▸ WHAT THE EXERCISE ASKS:
Copy out each line of the data holding "this".

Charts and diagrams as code
┌──
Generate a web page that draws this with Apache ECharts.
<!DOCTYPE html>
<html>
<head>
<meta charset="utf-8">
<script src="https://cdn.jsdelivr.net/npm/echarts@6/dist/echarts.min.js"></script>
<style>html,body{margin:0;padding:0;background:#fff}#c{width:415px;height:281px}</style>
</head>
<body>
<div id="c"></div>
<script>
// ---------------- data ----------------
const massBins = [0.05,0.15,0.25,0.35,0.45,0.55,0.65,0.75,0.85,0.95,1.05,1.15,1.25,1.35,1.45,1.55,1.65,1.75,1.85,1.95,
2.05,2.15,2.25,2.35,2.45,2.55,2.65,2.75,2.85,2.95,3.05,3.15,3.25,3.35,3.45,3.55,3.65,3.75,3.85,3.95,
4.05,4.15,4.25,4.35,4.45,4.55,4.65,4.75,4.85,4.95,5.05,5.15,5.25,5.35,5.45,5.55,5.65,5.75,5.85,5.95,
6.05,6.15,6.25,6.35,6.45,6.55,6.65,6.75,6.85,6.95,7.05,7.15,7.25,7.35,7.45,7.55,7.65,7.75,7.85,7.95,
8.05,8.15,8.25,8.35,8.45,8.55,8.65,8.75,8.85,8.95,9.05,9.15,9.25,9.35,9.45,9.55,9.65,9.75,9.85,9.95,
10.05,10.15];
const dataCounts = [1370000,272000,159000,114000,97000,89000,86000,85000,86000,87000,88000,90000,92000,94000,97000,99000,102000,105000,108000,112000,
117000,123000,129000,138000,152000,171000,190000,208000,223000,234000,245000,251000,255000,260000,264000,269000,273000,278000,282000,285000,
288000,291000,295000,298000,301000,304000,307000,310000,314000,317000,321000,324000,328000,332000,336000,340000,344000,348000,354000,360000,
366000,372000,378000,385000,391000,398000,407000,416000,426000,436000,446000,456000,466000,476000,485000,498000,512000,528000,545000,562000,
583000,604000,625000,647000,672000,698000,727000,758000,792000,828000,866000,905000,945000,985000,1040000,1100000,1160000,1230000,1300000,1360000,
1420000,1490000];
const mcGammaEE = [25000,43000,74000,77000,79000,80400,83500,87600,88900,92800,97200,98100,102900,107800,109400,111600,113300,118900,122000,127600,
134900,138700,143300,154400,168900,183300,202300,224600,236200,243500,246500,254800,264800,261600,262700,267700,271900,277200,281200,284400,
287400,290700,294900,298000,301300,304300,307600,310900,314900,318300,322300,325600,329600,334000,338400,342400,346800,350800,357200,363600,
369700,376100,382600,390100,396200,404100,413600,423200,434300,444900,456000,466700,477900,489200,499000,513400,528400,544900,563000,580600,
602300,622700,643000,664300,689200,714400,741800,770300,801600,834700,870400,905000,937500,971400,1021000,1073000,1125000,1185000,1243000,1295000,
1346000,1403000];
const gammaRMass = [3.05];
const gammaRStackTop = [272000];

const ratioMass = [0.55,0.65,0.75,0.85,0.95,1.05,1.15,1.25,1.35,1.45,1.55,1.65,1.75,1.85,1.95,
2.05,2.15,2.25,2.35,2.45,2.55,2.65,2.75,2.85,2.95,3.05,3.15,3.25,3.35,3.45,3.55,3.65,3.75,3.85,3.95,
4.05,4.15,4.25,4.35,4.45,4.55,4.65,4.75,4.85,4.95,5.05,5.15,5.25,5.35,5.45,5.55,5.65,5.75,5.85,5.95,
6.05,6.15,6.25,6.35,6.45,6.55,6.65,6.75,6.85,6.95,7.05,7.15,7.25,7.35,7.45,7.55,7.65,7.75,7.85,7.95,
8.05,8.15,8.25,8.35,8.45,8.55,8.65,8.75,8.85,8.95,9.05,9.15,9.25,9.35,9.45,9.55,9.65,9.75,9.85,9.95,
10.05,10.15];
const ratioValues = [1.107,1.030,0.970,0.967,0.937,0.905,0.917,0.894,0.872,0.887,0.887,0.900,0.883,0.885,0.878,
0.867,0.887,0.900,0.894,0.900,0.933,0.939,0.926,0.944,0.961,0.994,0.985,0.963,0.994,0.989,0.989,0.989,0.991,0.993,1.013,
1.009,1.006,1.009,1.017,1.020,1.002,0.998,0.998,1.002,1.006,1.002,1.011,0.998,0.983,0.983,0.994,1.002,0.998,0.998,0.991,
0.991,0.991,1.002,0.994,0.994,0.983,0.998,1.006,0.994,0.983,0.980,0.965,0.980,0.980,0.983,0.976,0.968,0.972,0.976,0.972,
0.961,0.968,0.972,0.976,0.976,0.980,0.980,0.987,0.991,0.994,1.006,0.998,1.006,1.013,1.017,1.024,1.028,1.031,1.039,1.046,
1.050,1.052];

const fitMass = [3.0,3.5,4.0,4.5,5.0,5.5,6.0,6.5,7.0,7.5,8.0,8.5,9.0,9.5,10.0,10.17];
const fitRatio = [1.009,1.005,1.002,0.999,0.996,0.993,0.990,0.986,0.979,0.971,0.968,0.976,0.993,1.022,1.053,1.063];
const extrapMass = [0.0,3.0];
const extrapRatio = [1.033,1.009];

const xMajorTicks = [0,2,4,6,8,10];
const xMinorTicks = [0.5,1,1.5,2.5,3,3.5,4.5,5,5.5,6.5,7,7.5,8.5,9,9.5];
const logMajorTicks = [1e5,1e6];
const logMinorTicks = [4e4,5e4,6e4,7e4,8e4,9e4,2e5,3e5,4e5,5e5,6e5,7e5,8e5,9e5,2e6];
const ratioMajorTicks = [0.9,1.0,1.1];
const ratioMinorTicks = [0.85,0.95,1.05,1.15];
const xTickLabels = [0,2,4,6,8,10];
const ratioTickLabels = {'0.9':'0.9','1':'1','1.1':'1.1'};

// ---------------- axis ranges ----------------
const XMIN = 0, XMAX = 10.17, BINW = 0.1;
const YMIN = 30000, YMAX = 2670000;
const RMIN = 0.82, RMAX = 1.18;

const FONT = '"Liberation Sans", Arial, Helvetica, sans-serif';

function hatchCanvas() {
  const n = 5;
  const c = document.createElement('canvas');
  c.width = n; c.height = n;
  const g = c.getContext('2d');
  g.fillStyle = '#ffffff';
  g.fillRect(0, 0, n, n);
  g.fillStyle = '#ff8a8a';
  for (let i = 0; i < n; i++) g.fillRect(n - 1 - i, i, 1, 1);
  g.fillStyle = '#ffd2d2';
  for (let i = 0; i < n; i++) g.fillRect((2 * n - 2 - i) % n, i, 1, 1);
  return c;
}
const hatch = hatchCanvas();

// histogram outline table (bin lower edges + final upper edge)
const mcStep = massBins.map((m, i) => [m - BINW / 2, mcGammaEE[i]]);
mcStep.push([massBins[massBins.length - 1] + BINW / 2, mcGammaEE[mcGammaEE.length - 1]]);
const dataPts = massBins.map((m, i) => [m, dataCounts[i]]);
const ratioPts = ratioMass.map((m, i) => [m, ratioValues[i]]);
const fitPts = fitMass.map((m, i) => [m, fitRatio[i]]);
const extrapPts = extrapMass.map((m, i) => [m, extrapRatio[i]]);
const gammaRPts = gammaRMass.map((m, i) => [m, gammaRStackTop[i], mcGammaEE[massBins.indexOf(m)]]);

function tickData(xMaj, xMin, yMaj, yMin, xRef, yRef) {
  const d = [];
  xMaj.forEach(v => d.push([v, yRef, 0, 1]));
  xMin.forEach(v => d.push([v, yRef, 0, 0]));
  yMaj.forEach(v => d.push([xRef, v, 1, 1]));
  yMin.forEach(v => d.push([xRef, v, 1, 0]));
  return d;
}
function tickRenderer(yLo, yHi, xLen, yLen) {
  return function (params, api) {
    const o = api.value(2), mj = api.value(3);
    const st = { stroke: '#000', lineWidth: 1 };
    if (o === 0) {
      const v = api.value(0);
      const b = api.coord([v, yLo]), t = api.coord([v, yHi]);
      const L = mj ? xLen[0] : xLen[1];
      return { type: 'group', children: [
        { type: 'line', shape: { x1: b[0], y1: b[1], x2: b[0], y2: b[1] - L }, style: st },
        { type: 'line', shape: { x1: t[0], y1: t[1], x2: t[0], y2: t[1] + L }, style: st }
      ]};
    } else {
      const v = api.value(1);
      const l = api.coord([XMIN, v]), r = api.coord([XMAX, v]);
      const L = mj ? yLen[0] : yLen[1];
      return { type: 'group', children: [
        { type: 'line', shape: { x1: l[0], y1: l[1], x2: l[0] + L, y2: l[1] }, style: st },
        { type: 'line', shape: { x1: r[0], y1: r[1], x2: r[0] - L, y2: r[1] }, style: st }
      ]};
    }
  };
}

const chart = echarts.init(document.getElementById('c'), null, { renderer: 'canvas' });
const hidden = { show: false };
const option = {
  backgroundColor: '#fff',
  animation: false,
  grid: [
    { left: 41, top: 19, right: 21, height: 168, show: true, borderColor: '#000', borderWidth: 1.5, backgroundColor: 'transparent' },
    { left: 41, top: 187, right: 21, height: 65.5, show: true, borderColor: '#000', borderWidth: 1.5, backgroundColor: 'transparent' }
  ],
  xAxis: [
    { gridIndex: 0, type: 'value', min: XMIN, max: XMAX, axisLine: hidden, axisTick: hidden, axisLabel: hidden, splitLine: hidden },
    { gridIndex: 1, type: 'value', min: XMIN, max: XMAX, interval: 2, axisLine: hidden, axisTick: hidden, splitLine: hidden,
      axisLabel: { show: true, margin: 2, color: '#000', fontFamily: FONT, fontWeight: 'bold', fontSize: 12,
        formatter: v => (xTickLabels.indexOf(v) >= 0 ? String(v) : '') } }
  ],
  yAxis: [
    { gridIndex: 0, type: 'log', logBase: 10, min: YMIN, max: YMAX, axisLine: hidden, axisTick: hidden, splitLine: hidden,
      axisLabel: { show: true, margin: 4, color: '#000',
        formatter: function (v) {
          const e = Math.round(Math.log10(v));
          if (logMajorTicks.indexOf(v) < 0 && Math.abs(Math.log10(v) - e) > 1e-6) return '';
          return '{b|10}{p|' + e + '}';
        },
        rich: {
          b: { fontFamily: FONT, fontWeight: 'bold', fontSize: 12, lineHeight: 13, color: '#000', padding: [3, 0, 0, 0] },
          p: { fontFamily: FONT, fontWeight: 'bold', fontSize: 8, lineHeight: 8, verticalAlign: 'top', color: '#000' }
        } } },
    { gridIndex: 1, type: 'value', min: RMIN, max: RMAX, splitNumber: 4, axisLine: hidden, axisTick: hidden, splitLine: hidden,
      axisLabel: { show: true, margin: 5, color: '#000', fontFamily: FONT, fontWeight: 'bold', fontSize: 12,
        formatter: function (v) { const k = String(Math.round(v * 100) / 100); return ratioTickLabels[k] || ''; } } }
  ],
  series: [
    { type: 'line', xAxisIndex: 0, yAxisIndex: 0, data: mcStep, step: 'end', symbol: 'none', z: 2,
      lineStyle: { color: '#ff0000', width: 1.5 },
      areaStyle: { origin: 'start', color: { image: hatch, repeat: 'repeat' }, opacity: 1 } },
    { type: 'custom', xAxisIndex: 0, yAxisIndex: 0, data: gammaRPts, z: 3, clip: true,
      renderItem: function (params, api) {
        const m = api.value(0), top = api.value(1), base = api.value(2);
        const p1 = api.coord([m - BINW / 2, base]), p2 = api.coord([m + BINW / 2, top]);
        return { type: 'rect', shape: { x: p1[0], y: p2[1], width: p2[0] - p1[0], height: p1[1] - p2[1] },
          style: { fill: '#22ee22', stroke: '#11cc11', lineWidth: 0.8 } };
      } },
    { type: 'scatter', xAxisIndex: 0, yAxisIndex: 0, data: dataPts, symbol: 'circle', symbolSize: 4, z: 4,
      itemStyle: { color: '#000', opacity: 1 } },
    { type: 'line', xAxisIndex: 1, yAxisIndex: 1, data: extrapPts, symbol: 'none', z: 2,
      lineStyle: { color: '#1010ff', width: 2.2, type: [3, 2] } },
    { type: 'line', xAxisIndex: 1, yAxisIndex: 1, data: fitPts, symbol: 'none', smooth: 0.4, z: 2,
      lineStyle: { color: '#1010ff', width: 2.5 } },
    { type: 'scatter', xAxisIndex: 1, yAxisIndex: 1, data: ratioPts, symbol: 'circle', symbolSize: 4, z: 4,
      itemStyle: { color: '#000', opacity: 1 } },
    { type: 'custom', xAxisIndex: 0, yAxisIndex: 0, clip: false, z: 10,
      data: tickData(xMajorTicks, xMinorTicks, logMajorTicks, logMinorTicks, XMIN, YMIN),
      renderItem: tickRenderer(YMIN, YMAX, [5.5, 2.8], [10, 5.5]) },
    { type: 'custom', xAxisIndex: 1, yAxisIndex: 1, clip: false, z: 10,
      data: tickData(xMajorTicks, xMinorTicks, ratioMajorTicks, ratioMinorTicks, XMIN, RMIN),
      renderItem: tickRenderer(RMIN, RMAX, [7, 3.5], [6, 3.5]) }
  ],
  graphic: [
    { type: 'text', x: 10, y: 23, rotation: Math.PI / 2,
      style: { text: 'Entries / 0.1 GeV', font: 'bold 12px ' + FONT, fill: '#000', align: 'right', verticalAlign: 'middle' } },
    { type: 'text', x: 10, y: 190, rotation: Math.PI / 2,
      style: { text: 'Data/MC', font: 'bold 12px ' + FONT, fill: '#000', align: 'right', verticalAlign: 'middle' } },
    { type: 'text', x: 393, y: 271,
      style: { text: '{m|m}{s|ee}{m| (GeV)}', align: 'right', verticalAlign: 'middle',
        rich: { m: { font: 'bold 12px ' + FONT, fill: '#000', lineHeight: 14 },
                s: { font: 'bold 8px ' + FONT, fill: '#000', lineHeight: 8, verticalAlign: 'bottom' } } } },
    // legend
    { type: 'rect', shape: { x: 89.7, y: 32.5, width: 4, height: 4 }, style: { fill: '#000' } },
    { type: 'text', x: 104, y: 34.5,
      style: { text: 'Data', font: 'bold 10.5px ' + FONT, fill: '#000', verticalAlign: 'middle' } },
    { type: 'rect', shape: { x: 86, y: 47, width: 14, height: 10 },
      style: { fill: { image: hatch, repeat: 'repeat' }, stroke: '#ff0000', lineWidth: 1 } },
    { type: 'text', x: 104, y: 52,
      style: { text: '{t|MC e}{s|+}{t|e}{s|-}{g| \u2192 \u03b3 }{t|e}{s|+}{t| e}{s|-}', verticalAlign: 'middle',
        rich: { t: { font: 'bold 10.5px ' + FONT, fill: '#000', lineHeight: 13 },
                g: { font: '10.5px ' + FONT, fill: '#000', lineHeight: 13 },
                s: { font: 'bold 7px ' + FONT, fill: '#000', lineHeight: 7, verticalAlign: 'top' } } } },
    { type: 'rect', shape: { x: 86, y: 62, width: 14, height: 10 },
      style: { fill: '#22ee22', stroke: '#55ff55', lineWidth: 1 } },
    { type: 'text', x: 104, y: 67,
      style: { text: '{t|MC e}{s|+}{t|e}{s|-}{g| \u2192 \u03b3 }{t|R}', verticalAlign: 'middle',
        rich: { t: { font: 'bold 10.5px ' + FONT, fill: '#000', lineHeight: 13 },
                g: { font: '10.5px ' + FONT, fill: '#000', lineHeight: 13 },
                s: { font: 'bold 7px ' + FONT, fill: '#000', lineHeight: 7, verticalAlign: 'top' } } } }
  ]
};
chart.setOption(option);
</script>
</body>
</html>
└──
┌──
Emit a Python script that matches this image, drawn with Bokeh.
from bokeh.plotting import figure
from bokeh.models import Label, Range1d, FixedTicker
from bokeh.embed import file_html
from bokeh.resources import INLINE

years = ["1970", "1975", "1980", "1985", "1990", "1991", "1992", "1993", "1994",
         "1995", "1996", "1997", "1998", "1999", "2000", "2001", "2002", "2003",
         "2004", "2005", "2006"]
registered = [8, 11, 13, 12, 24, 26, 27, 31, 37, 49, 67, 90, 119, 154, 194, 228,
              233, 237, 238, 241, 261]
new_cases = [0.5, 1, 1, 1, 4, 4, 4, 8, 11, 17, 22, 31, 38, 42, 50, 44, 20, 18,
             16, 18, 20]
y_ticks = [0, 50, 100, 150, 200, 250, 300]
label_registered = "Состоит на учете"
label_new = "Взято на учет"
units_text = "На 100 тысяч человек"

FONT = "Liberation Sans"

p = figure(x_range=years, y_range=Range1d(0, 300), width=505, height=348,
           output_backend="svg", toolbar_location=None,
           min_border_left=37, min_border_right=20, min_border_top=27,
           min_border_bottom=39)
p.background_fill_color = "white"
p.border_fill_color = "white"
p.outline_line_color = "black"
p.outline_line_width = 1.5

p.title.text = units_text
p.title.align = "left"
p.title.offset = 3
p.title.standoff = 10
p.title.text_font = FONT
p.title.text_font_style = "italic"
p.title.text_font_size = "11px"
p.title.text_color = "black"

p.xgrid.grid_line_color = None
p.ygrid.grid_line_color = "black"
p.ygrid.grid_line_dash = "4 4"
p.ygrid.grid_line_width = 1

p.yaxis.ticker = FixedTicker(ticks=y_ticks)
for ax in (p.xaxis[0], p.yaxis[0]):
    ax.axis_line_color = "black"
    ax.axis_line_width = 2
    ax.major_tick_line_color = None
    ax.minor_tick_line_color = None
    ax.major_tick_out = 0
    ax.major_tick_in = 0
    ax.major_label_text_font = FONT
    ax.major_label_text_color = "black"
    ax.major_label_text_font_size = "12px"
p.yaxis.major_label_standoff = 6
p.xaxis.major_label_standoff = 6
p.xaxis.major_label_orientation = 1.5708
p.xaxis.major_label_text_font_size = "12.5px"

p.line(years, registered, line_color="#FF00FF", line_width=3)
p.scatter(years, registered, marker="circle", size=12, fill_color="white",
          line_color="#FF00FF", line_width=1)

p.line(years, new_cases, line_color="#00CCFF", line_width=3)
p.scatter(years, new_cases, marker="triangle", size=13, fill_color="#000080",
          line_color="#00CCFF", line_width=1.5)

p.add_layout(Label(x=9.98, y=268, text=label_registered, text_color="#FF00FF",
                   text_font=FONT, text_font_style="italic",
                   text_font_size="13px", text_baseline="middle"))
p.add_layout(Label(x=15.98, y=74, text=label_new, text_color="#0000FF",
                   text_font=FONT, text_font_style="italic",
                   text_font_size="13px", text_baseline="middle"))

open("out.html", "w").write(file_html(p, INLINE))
└──
▸ SOLUTION TO THE EXERCISE:
Generate a web page that draws this with Apache ECharts.
Emit a Python script that matches this image, drawn with Bokeh.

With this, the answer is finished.